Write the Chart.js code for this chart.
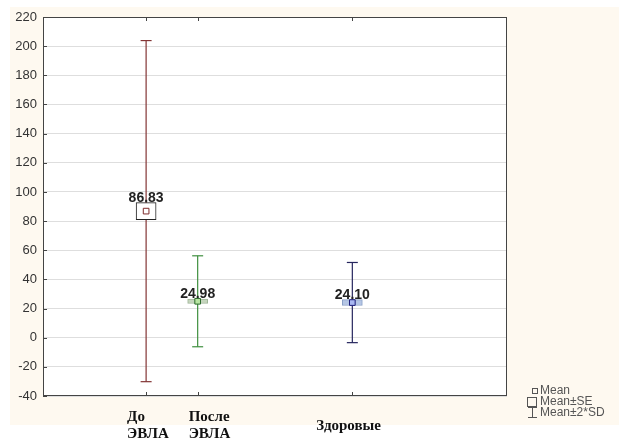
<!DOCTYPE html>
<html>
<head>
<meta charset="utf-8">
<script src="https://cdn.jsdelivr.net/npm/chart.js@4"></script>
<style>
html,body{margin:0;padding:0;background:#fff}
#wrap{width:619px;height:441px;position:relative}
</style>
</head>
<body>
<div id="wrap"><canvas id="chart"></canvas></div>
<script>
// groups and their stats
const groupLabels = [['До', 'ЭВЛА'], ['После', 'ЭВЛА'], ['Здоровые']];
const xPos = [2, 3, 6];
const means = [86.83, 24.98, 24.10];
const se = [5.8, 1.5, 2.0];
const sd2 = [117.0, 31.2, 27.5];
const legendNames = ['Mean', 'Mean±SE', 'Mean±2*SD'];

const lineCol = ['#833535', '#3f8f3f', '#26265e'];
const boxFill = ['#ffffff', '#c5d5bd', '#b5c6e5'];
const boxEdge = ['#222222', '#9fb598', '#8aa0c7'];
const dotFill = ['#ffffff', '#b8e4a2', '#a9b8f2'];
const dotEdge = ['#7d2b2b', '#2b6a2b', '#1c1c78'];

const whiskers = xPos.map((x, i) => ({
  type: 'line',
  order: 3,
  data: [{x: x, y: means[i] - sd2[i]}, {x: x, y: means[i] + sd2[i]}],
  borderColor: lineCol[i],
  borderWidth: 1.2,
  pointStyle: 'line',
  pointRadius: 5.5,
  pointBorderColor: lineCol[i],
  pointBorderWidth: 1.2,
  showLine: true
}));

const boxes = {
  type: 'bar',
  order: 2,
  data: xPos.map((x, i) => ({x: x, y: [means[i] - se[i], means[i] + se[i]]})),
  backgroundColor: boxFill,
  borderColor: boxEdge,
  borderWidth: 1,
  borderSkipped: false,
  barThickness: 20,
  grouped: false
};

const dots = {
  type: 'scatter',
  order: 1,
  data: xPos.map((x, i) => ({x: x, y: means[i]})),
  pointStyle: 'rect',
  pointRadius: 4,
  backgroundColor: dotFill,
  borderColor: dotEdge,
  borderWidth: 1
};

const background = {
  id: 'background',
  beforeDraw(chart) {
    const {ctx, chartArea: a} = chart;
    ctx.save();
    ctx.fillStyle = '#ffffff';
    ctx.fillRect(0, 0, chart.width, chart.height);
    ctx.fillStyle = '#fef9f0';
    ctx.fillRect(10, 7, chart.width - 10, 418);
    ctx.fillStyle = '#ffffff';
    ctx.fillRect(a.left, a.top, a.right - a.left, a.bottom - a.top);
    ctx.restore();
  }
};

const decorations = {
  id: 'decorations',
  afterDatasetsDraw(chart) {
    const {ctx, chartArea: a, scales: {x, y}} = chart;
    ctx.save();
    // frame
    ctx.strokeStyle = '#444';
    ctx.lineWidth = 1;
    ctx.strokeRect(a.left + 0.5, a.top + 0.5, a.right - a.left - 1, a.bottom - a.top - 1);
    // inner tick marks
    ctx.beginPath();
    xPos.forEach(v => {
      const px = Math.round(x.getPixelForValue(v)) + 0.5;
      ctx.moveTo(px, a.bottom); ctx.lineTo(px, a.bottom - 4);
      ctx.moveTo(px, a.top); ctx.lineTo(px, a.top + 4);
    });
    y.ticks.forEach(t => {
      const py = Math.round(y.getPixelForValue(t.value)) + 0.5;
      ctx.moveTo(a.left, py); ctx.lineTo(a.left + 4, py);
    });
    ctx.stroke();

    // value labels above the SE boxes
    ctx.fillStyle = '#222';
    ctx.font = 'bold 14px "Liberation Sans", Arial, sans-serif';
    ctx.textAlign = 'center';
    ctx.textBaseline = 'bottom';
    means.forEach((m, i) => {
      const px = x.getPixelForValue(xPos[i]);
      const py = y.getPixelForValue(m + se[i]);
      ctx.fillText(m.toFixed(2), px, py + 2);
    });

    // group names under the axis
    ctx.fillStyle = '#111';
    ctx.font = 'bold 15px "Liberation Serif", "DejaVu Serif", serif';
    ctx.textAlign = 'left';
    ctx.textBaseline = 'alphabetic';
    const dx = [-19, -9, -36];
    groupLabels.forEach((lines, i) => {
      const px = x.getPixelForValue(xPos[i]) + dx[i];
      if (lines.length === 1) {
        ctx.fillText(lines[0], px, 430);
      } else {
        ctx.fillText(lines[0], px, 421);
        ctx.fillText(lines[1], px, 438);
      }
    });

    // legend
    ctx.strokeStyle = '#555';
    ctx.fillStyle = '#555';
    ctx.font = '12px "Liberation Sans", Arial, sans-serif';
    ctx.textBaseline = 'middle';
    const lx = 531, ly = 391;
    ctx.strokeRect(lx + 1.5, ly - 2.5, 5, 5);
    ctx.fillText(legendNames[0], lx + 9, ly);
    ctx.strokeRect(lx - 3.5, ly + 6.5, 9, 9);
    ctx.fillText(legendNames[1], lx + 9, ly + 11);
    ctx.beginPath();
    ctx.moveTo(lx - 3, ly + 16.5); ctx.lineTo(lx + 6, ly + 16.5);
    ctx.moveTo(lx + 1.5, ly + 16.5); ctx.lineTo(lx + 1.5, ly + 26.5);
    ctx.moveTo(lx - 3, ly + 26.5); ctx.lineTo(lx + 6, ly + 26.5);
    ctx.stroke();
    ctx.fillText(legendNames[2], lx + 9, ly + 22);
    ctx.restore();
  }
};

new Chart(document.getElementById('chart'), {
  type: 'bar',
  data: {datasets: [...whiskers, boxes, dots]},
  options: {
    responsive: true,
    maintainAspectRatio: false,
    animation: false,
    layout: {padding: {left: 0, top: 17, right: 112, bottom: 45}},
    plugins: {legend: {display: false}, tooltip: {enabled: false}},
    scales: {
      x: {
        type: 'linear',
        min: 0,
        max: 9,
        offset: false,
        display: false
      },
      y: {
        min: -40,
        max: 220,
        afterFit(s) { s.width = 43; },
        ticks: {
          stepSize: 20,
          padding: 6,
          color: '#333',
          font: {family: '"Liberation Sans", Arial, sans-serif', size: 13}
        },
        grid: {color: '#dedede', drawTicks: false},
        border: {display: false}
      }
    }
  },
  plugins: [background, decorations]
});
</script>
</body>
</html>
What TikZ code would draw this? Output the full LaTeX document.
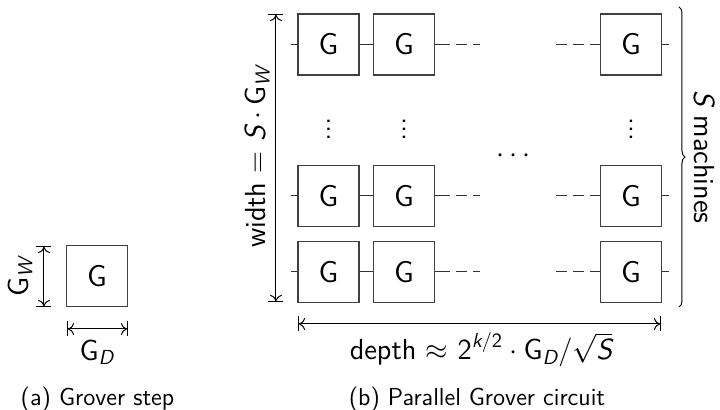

----------

*What the task requires*
All of the records need repeating exactly, except for the pictures.

*Answer to this exercise*
Write the Chart.js code for this chart.
<!DOCTYPE html>
<html>
<head>
<meta charset="utf-8">
<script src="https://cdn.jsdelivr.net/npm/chart.js@4"></script>
<style>
html,body{margin:0;padding:0;background:#fff}
#wrap{width:619px;height:441px;position:relative}
</style>
</head>
<body>
<div id="wrap"><canvas id="chart"></canvas></div>
<script>
// groups and their stats
const groupLabels = [['До', 'ЭВЛА'], ['После', 'ЭВЛА'], ['Здоровые']];
const xPos = [2, 3, 6];
const means = [86.83, 24.98, 24.10];
const se = [5.8, 1.5, 2.0];
const sd2 = [117.0, 31.2, 27.5];
const legendNames = ['Mean', 'Mean±SE', 'Mean±2*SD'];

const lineCol = ['#833535', '#3f8f3f', '#26265e'];
const boxFill = ['#ffffff', '#c5d5bd', '#b5c6e5'];
const boxEdge = ['#222222', '#9fb598', '#8aa0c7'];
const dotFill = ['#ffffff', '#b8e4a2', '#a9b8f2'];
const dotEdge = ['#7d2b2b', '#2b6a2b', '#1c1c78'];

const whiskers = xPos.map((x, i) => ({
  type: 'line',
  order: 3,
  data: [{x: x, y: means[i] - sd2[i]}, {x: x, y: means[i] + sd2[i]}],
  borderColor: lineCol[i],
  borderWidth: 1.2,
  pointStyle: 'line',
  pointRadius: 5.5,
  pointBorderColor: lineCol[i],
  pointBorderWidth: 1.2,
  showLine: true
}));

const boxes = {
  type: 'bar',
  order: 2,
  data: xPos.map((x, i) => ({x: x, y: [means[i] - se[i], means[i] + se[i]]})),
  backgroundColor: boxFill,
  borderColor: boxEdge,
  borderWidth: 1,
  borderSkipped: false,
  barThickness: 20,
  grouped: false
};

const dots = {
  type: 'scatter',
  order: 1,
  data: xPos.map((x, i) => ({x: x, y: means[i]})),
  pointStyle: 'rect',
  pointRadius: 4,
  backgroundColor: dotFill,
  borderColor: dotEdge,
  borderWidth: 1
};

const background = {
  id: 'background',
  beforeDraw(chart) {
    const {ctx, chartArea: a} = chart;
    ctx.save();
    ctx.fillStyle = '#ffffff';
    ctx.fillRect(0, 0, chart.width, chart.height);
    ctx.fillStyle = '#fef9f0';
    ctx.fillRect(10, 7, chart.width - 10, 418);
    ctx.fillStyle = '#ffffff';
    ctx.fillRect(a.left, a.top, a.right - a.left, a.bottom - a.top);
    ctx.restore();
  }
};

const decorations = {
  id: 'decorations',
  afterDatasetsDraw(chart) {
    const {ctx, chartArea: a, scales: {x, y}} = chart;
    ctx.save();
    // frame
    ctx.strokeStyle = '#444';
    ctx.lineWidth = 1;
    ctx.strokeRect(a.left + 0.5, a.top + 0.5, a.right - a.left - 1, a.bottom - a.top - 1);
    // inner tick marks
    ctx.beginPath();
    xPos.forEach(v => {
      const px = Math.round(x.getPixelForValue(v)) + 0.5;
      ctx.moveTo(px, a.bottom); ctx.lineTo(px, a.bottom - 4);
      ctx.moveTo(px, a.top); ctx.lineTo(px, a.top + 4);
    });
    y.ticks.forEach(t => {
      const py = Math.round(y.getPixelForValue(t.value)) + 0.5;
      ctx.moveTo(a.left, py); ctx.lineTo(a.left + 4, py);
    });
    ctx.stroke();

    // value labels above the SE boxes
    ctx.fillStyle = '#222';
    ctx.font = 'bold 14px "Liberation Sans", Arial, sans-serif';
    ctx.textAlign = 'center';
    ctx.textBaseline = 'bottom';
    means.forEach((m, i) => {
      const px = x.getPixelForValue(xPos[i]);
      const py = y.getPixelForValue(m + se[i]);
      ctx.fillText(m.toFixed(2), px, py + 2);
    });

    // group names under the axis
    ctx.fillStyle = '#111';
    ctx.font = 'bold 15px "Liberation Serif", "DejaVu Serif", serif';
    ctx.textAlign = 'left';
    ctx.textBaseline = 'alphabetic';
    const dx = [-19, -9, -36];
    groupLabels.forEach((lines, i) => {
      const px = x.getPixelForValue(xPos[i]) + dx[i];
      if (lines.length === 1) {
        ctx.fillText(lines[0], px, 430);
      } else {
        ctx.fillText(lines[0], px, 421);
        ctx.fillText(lines[1], px, 438);
      }
    });

    // legend
    ctx.strokeStyle = '#555';
    ctx.fillStyle = '#555';
    ctx.font = '12px "Liberation Sans", Arial, sans-serif';
    ctx.textBaseline = 'middle';
    const lx = 531, ly = 391;
    ctx.strokeRect(lx + 1.5, ly - 2.5, 5, 5);
    ctx.fillText(legendNames[0], lx + 9, ly);
    ctx.strokeRect(lx - 3.5, ly + 6.5, 9, 9);
    ctx.fillText(legendNames[1], lx + 9, ly + 11);
    ctx.beginPath();
    ctx.moveTo(lx - 3, ly + 16.5); ctx.lineTo(lx + 6, ly + 16.5);
    ctx.moveTo(lx + 1.5, ly + 16.5); ctx.lineTo(lx + 1.5, ly + 26.5);
    ctx.moveTo(lx - 3, ly + 26.5); ctx.lineTo(lx + 6, ly + 26.5);
    ctx.stroke();
    ctx.fillText(legendNames[2], lx + 9, ly + 22);
    ctx.restore();
  }
};

new Chart(document.getElementById('chart'), {
  type: 'bar',
  data: {datasets: [...whiskers, boxes, dots]},
  options: {
    responsive: true,
    maintainAspectRatio: false,
    animation: false,
    layout: {padding: {left: 0, top: 17, right: 112, bottom: 45}},
    plugins: {legend: {display: false}, tooltip: {enabled: false}},
    scales: {
      x: {
        type: 'linear',
        min: 0,
        max: 9,
        offset: false,
        display: false
      },
      y: {
        min: -40,
        max: 220,
        afterFit(s) { s.width = 43; },
        ticks: {
          stepSize: 20,
          padding: 6,
          color: '#333',
          font: {family: '"Liberation Sans", Arial, sans-serif', size: 13}
        },
        grid: {color: '#dedede', drawTicks: false},
        border: {display: false}
      }
    }
  },
  plugins: [background, decorations]
});
</script>
</body>
</html>
What TikZ code would draw this? Output the full LaTeX document.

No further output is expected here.